* **JOB**: List all lines of the data that include the string "code".

(Items from a data source)

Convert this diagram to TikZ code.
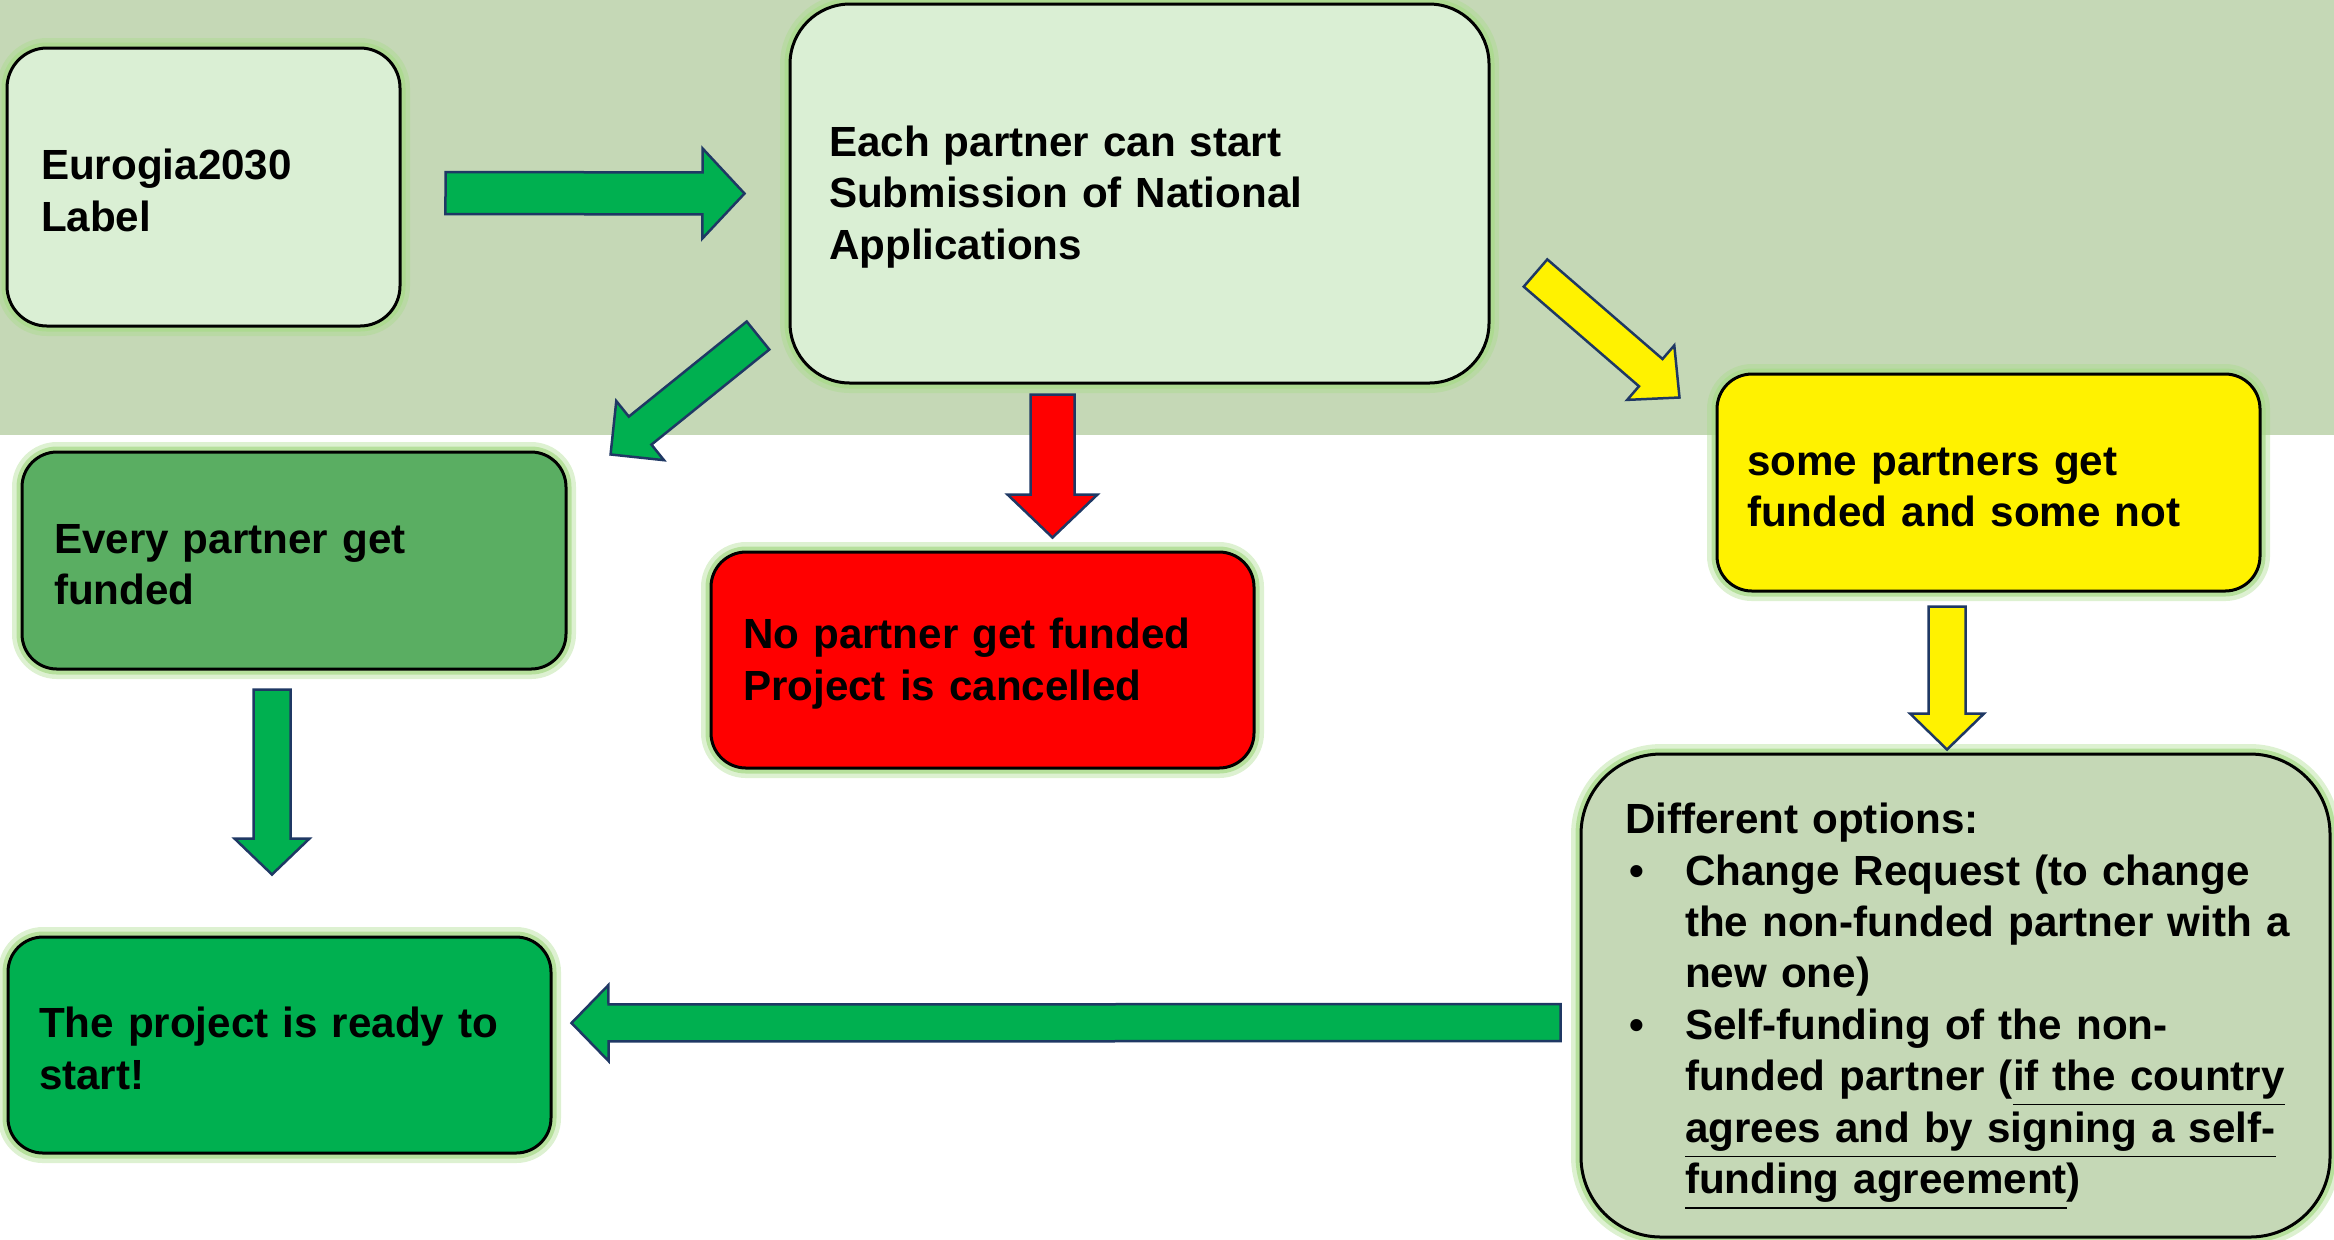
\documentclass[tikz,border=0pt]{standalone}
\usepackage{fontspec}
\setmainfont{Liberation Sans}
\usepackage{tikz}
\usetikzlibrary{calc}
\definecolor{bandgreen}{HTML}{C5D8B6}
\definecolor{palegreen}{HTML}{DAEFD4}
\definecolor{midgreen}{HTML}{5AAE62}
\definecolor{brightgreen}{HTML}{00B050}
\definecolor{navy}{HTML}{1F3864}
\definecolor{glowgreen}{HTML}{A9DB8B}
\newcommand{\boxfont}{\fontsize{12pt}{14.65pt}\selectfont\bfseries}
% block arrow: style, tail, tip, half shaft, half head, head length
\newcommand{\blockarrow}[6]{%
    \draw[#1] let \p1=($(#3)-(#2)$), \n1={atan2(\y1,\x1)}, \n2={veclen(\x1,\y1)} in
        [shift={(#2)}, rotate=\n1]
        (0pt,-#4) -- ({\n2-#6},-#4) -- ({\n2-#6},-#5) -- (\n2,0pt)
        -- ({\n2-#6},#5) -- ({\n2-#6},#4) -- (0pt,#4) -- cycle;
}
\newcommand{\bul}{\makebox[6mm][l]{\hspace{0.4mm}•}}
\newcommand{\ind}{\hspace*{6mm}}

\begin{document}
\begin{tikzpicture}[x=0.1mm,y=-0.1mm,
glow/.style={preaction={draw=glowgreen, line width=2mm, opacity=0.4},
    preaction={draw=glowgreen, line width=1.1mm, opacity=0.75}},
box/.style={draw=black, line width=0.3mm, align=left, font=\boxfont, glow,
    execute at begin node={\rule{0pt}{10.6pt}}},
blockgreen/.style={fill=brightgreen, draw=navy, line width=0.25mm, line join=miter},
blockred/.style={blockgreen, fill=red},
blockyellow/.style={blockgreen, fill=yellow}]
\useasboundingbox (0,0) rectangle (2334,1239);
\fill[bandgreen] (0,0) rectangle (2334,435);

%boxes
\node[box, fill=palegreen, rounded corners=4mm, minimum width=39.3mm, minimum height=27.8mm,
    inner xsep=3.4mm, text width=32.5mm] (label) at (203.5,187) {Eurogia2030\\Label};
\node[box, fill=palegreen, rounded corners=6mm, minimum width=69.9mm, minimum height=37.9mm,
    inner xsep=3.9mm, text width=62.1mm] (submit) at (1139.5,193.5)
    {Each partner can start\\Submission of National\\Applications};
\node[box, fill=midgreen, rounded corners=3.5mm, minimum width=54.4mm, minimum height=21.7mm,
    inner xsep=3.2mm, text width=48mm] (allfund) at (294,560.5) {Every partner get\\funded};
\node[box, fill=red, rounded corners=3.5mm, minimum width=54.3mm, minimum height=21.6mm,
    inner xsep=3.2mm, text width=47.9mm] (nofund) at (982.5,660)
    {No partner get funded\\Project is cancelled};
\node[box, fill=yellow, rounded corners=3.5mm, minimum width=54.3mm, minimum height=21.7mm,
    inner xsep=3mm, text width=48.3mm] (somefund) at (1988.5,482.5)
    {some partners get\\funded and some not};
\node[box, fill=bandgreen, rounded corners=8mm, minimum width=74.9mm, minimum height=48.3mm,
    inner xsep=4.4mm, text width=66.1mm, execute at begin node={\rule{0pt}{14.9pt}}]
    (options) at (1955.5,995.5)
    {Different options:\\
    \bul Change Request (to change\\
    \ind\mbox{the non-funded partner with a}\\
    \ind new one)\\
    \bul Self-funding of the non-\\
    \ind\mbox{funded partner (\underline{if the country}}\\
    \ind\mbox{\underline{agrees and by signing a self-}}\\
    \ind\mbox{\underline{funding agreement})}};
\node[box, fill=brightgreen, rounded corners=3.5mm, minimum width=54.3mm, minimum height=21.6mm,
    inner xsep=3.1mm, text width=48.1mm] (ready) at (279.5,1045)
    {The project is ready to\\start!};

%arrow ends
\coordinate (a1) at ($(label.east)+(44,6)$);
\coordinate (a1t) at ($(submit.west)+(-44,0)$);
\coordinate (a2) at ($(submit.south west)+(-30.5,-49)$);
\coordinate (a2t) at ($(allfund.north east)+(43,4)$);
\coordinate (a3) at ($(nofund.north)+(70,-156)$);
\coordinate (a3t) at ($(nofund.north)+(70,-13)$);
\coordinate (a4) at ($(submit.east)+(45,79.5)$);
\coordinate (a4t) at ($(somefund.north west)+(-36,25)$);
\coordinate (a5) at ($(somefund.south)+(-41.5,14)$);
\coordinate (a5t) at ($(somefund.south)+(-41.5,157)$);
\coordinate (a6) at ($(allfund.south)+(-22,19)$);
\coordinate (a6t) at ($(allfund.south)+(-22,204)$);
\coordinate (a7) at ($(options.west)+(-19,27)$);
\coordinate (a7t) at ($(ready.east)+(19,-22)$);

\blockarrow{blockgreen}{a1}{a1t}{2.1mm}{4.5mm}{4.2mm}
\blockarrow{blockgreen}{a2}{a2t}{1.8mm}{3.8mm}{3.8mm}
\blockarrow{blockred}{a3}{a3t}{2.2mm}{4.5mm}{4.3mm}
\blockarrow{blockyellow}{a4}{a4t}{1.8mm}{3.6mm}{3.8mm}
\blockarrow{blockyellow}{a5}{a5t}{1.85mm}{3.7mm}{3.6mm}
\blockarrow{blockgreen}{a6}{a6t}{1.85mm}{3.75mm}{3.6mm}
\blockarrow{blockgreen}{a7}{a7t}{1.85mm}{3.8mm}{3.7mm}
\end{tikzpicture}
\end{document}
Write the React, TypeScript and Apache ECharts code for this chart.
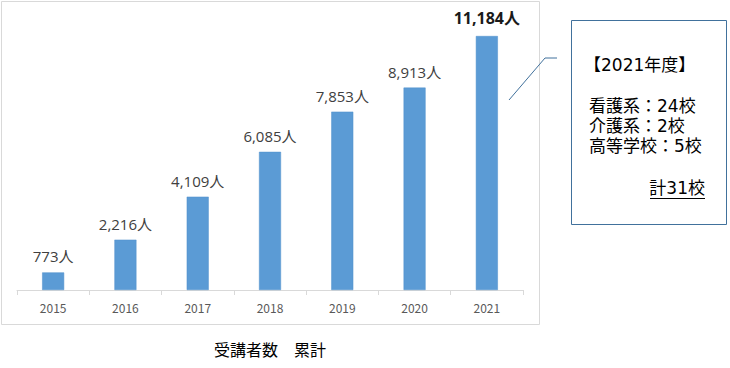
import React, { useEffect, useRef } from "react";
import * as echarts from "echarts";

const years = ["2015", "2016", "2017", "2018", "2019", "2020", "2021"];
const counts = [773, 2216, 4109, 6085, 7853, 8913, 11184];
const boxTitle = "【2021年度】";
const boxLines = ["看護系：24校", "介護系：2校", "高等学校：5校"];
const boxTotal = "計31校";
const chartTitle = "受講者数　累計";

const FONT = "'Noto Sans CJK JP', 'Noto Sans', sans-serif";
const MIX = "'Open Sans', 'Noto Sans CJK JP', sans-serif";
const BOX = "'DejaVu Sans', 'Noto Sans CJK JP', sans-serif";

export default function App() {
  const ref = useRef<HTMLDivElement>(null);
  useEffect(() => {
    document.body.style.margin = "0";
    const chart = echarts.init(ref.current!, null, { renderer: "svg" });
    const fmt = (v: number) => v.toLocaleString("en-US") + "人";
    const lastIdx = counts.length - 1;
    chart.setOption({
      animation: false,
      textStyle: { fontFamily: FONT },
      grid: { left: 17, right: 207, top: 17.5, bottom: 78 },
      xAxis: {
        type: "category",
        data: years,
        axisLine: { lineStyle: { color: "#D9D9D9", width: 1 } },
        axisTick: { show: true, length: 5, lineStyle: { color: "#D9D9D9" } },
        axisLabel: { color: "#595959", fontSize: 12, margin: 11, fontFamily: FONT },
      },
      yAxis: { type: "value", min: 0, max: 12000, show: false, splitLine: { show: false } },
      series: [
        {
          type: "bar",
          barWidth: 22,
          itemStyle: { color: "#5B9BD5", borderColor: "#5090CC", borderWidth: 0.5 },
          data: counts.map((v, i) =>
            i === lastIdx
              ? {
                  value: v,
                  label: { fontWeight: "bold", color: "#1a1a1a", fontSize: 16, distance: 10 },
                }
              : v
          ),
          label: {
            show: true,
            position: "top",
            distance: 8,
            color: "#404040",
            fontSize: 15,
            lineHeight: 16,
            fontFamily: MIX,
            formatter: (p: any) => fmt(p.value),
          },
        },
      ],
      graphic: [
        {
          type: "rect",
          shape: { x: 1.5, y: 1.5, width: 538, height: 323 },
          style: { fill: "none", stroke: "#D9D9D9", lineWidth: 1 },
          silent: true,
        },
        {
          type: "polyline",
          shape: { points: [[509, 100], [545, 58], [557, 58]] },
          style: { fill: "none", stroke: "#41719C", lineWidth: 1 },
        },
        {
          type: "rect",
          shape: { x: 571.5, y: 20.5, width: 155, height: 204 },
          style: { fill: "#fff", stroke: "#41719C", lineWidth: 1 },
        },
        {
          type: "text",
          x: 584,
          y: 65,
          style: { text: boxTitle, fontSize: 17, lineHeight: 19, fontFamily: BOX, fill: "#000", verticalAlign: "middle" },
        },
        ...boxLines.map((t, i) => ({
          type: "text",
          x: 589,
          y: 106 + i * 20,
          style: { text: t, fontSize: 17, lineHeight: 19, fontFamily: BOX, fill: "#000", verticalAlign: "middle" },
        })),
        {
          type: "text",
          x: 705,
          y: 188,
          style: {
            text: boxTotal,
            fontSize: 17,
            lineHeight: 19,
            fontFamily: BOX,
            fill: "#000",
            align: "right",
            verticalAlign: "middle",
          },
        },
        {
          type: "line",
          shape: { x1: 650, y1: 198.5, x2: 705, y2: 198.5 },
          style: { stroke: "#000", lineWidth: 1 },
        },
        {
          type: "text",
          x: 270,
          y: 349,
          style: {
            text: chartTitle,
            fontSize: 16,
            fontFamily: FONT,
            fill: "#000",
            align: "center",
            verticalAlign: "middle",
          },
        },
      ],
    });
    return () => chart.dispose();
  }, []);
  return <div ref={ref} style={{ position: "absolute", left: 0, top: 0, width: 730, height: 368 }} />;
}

* **IN RESPONSE**:
Convert this diagram to TikZ code.
Write the React, TypeScript and Apache ECharts code for this chart.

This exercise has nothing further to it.